Dirjen Pajak Tidak Awasi PPN Makanan dan Minuman
Berita

Dirjen Pajak Tidak Awasi PPN Makanan dan Minuman

Hingga kini masih banyak restoran yang menerapkan Pajak Pertambahan Nilai (PPN).

Oleh:
M-7
Bacaan 2 Menit
Foto: Sgp ( Foto Ilustrasi)
Foto: Sgp ( Foto Ilustrasi)

Bagi Anda yang sering nongkrong di restoran, mungkin perlu mendengar penegasan Temi Utami ini. Kasubdit Bidang Pelayanan Direktorat PP Humas Ditjen Pajak itu menegaskan makanan dan minuman di restoran bukan merupakan objek Pajak Pertambahan Nilai Barang dan Jasa dan Pajak Penjualan Barang Mewah, bisanya disngkat PPN & PPnBM. Jauh sebelum Undang-Undang No. 42 Tahun 2009 tentang Pajak Pertambahan Nilai terbit, makanan dan minuman di restoran tak pernah kena PPN.

 

Penjelasan Temi Utami seolah mempertegas kembali rumusan pasal 4A UU PPN & PPnBM. Pasal itu mengatakan, jenis barang yang tidak dikenai PPN adalah barang tertentu dalam kelompok makanan dan minuman yang disajikan di hotel, restoran, rumah makan, warung dan sejenisnya meliputi makanan dan minuman baik yang dikonsumsi di tempat maupun tidak, termasuk makanan dan minuman yang diserahkan oleh usaha jasa boga atau katering.

 

Barang lain yang bebas PPN adalah barang hasil pertambangan atau hasil pengeboran yang diambil langsung dari sumbernya; barang kebutuhan pokok yang sangat dibutuhkan oleh rakyat banyak; dan uang, emas batangan, serta surat berharga.

 

Setelah diberlakukan per 1 April 2010, Ditjen Pajak menerima keluhan dari sejumlah konsumen.
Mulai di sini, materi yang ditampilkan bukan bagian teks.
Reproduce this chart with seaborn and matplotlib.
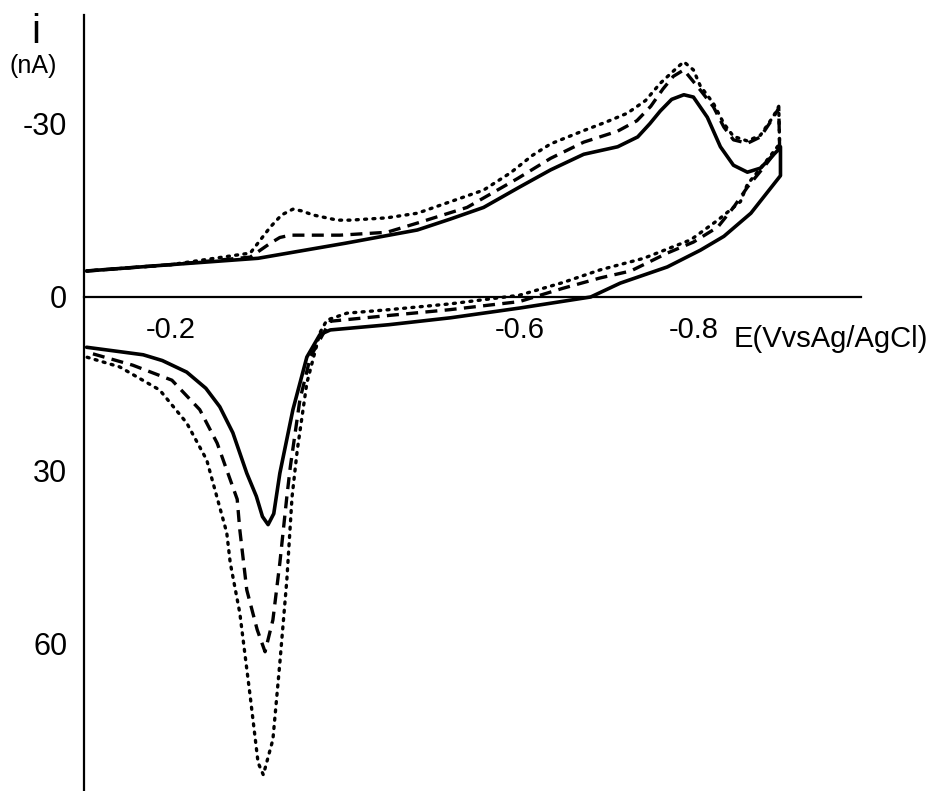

Sebab, ternyata masih ada restoran atau rumah makan yang menerapkan PPN kepada konsumen saat membayar makanan atau minuman. Temi berdalih UU No. 42 Tahun 2009 masih kurang disosialisasikan kepada masyarakat, terutama para pengusaha. “Masih kurang sosialisasi,” ujarnya saat media briefing di Ditjen Pajak, Kamis (10/6) kemarin.

 

Kondisi kurang sosialisasi masih diperparah oleh pola pengawasan. Ditjen Pajak, kata Temi, tidak dalam posisi melakukan pengawasan atas penerapan PPN tersebut. Pada dasarnya pajak untuk makanan dan minuman dikenakan pajak daerah, sehingga seharusnya daerah pula yang melakukan pengawasan. “Ditjen Pajak tidak melakukan pegawasan. Itu objek yang dikelolah pemerintah daerah. Yang mengawasi adalah pemda”, ujarnya.

 

Masih menurut Temi, seharusnya pajak yang dikenakan untuk makanan dan minuman di restoran adalah Pajak Pembangunan satu (PB1) yang besarannya ditentukan melalui Peraturan Daerah (Perda).